Copy out the data below as written; omit any images.

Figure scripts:
***
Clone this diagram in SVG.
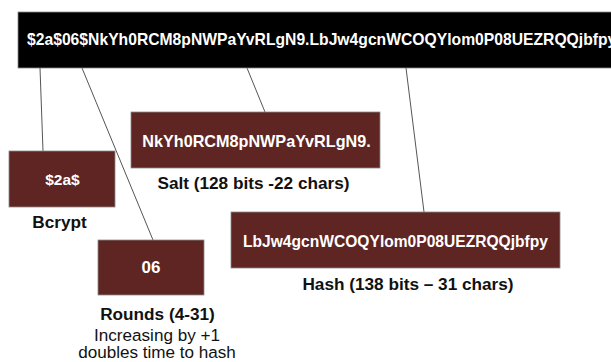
<svg xmlns="http://www.w3.org/2000/svg" width="611" height="362" viewBox="0 0 611 362">
<defs>
<style>
.box{fill:#5e2522;stroke:#8a8a8a;stroke-width:0.8}
.bt{font-family:"Liberation Sans",Arial,sans-serif;font-weight:bold;fill:#ffffff;text-anchor:middle}
.lb{font-family:"Liberation Sans",Arial,sans-serif;font-weight:bold;fill:#111111;text-anchor:middle;font-size:17.2px}
.rg{font-family:"Liberation Sans",Arial,sans-serif;fill:#111111;text-anchor:middle;font-size:17.1px}
.cn{stroke:#555555;stroke-width:1;fill:none}
</style>
<clipPath id="barclip"><rect x="18" y="12" width="593" height="56"/></clipPath>
</defs>
<rect width="611" height="362" fill="#ffffff"/>
<g id="connectors">
<line class="cn" x1="40" y1="68" x2="43" y2="151"/>
<line class="cn" x1="82" y1="68" x2="153" y2="240"/>
<line class="cn" x1="247" y1="68" x2="265" y2="112"/>
<line class="cn" x1="406" y1="68" x2="424" y2="212"/>
</g>
<g id="full-hash">
<rect x="18" y="12" width="600" height="56" fill="#000000" stroke="#8a8a8a" stroke-width="0.8"/>
<g clip-path="url(#barclip)">
<text x="27" y="45" font-family="Liberation Sans,Arial,sans-serif" font-weight="bold" font-size="15.7" fill="#ffffff">$2a$06$NkYh0RCM8pNWPaYvRLgN9.LbJw4gcnWCOQYlom0P08UEZRQQjbfpy</text>
</g>
</g>
<g id="bcrypt">
<rect class="box" x="9" y="151" width="106" height="56"/>
<text class="bt" x="62.5" y="185" font-size="15.5">$2a$</text>
<text class="lb" x="59.5" y="228">Bcrypt</text>
</g>
<g id="rounds">
<rect class="box" x="98" y="240" width="106" height="55"/>
<text class="bt" x="151" y="273" font-size="17">06</text>
<text class="lb" x="157.5" y="320">Rounds (4-31)</text>
<text class="rg" x="157" y="341">Increasing by +1</text>
<text class="rg" x="157" y="358">doubles time to hash</text>
</g>
<g id="salt">
<rect class="box" x="131" y="112" width="249" height="56"/>
<text class="bt" x="256.5" y="147" font-size="16.2">NkYh0RCM8pNWPaYvRLgN9.</text>
<text class="lb" x="253.5" y="189">Salt (128 bits -22 chars)</text>
</g>
<g id="hash">
<rect class="box" x="231" y="212" width="329" height="56"/>
<text class="bt" x="395.5" y="247" font-size="15.6">LbJw4gcnWCOQYlom0P08UEZRQQjbfpy</text>
<text class="lb" x="408" y="290">Hash (138 bits – 31 chars)</text>
</g>
</svg>
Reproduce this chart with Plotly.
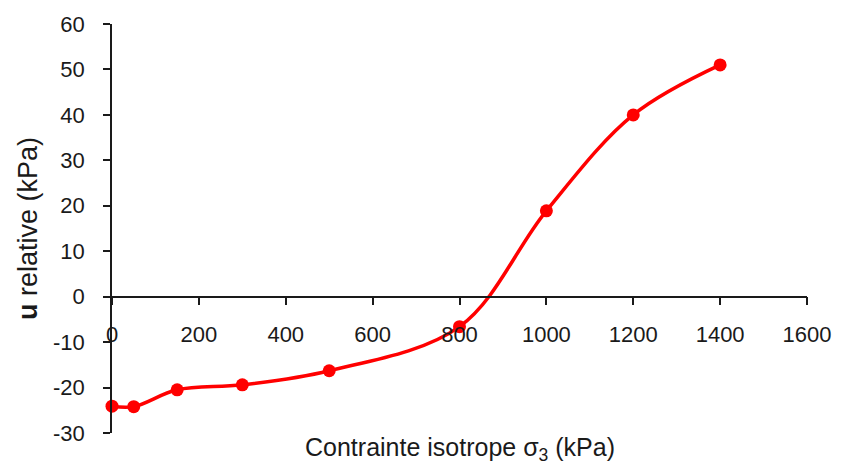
***
● **FULL SOLUTION**:
Clone this diagram in SVG.
<svg xmlns="http://www.w3.org/2000/svg" width="611" height="362" viewBox="0 0 611 362">
<defs>
<style>
.box{fill:#5e2522;stroke:#8a8a8a;stroke-width:0.8}
.bt{font-family:"Liberation Sans",Arial,sans-serif;font-weight:bold;fill:#ffffff;text-anchor:middle}
.lb{font-family:"Liberation Sans",Arial,sans-serif;font-weight:bold;fill:#111111;text-anchor:middle;font-size:17.2px}
.rg{font-family:"Liberation Sans",Arial,sans-serif;fill:#111111;text-anchor:middle;font-size:17.1px}
.cn{stroke:#555555;stroke-width:1;fill:none}
</style>
<clipPath id="barclip"><rect x="18" y="12" width="593" height="56"/></clipPath>
</defs>
<rect width="611" height="362" fill="#ffffff"/>
<g id="connectors">
<line class="cn" x1="40" y1="68" x2="43" y2="151"/>
<line class="cn" x1="82" y1="68" x2="153" y2="240"/>
<line class="cn" x1="247" y1="68" x2="265" y2="112"/>
<line class="cn" x1="406" y1="68" x2="424" y2="212"/>
</g>
<g id="full-hash">
<rect x="18" y="12" width="600" height="56" fill="#000000" stroke="#8a8a8a" stroke-width="0.8"/>
<g clip-path="url(#barclip)">
<text x="27" y="45" font-family="Liberation Sans,Arial,sans-serif" font-weight="bold" font-size="15.7" fill="#ffffff">$2a$06$NkYh0RCM8pNWPaYvRLgN9.LbJw4gcnWCOQYlom0P08UEZRQQjbfpy</text>
</g>
</g>
<g id="bcrypt">
<rect class="box" x="9" y="151" width="106" height="56"/>
<text class="bt" x="62.5" y="185" font-size="15.5">$2a$</text>
<text class="lb" x="59.5" y="228">Bcrypt</text>
</g>
<g id="rounds">
<rect class="box" x="98" y="240" width="106" height="55"/>
<text class="bt" x="151" y="273" font-size="17">06</text>
<text class="lb" x="157.5" y="320">Rounds (4-31)</text>
<text class="rg" x="157" y="341">Increasing by +1</text>
<text class="rg" x="157" y="358">doubles time to hash</text>
</g>
<g id="salt">
<rect class="box" x="131" y="112" width="249" height="56"/>
<text class="bt" x="256.5" y="147" font-size="16.2">NkYh0RCM8pNWPaYvRLgN9.</text>
<text class="lb" x="253.5" y="189">Salt (128 bits -22 chars)</text>
</g>
<g id="hash">
<rect class="box" x="231" y="212" width="329" height="56"/>
<text class="bt" x="395.5" y="247" font-size="15.6">LbJw4gcnWCOQYlom0P08UEZRQQjbfpy</text>
<text class="lb" x="408" y="290">Hash (138 bits – 31 chars)</text>
</g>
</svg>
Reproduce this chart with Plotly.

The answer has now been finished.